A friend of mine is breaking down and realizing that his friends nagging him to get a website were doing so because they realized he was getting left behind the rest of the world.

I– a System Engineer by day– flatly and mostly refused to help him set any of it up.  I had enough of computers during the day and wasn’t about to hold someone’s hand at night.  Worse, working with him for a few minutes, you realize that he has a complete lack of knowledge of even the basics.

I’m not saying it’s bad– we all have to start somewhere– but to teach Computers 101 after a 10-hour work day should hardly be a method of extortion to prove your love to someone.

I did, however, offer advice on where to start looking if he wanted to hit cyberspace running, and that is what I will shortly write:

Email

Get one.  Get a reliable one.  Get one of each:  Google, Hotmail, -and- Yahoo.  We’ll even get you another one once you get the website setup.  Yeah, yeah, sounds like a headache, I know, but you can have them all forward to one email account.  I am not, of course, going to show you how to do that.

Website

Get one.  Get a reliable host.  Don’t get anything fancy.  Hire the kid down the block to install Drupal or Joomla for you and you’re off to the races.

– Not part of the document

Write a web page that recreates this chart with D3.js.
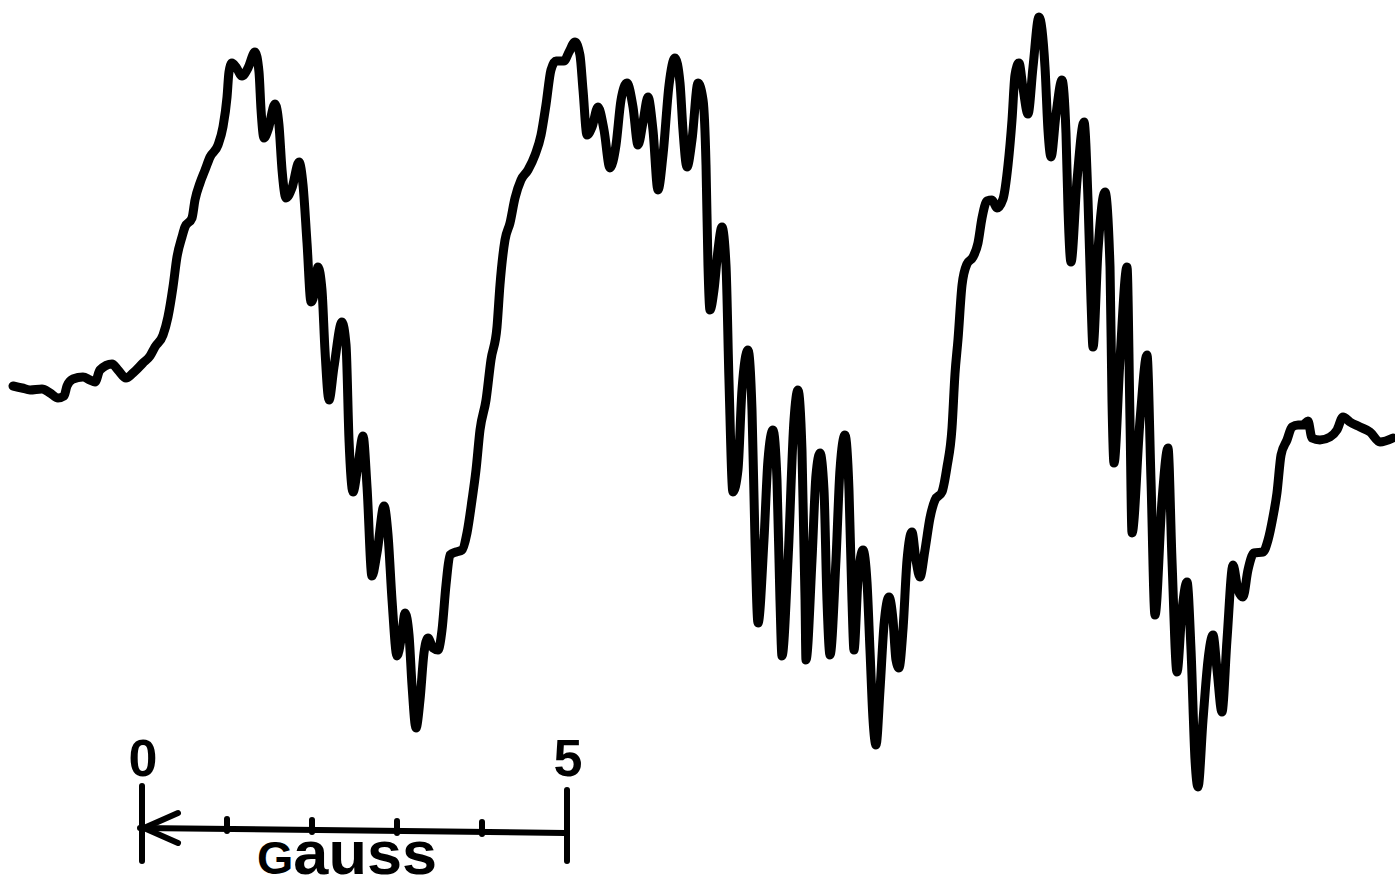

Once your website is setup, don’t watch the logs, don’t check your email every five minutes, and don’t expect any visitors for years.  That’s right, years.  Get the expectation out of your head right now that you’ll be like Amazon.com.

Social Media:  Facebook, Twitter, Flickr, and LinkedIn

Using your new-found email address(es), sign yourself up for all of those sites.  Yep, all of ’em.  You don’t have to do them in one sitting, of course, but just make sure, eventually, you have all of them.

Once you get going you’ll see what everyone sees in it and by this point you are probably checking your stupid crops in Farmville or killing things in Mafia Wars and sending invitations to eeeeeverybody on your “friends” list.

Well, stop that immediately.  Update and logout.

Blog

Since static website become stale but redesigning an entire site is expensive, write a blog along with your static website.  That or some sort of news.  Write articles.  Submit articles to other blogs.  Keep it fresh, keep it constant.

No, all this may not happen overnight; it’s a constant and evolving process.  Just make it a habit and you’ll increase your bottom line by having more exposure to people a brick-and-mortar store might have missed.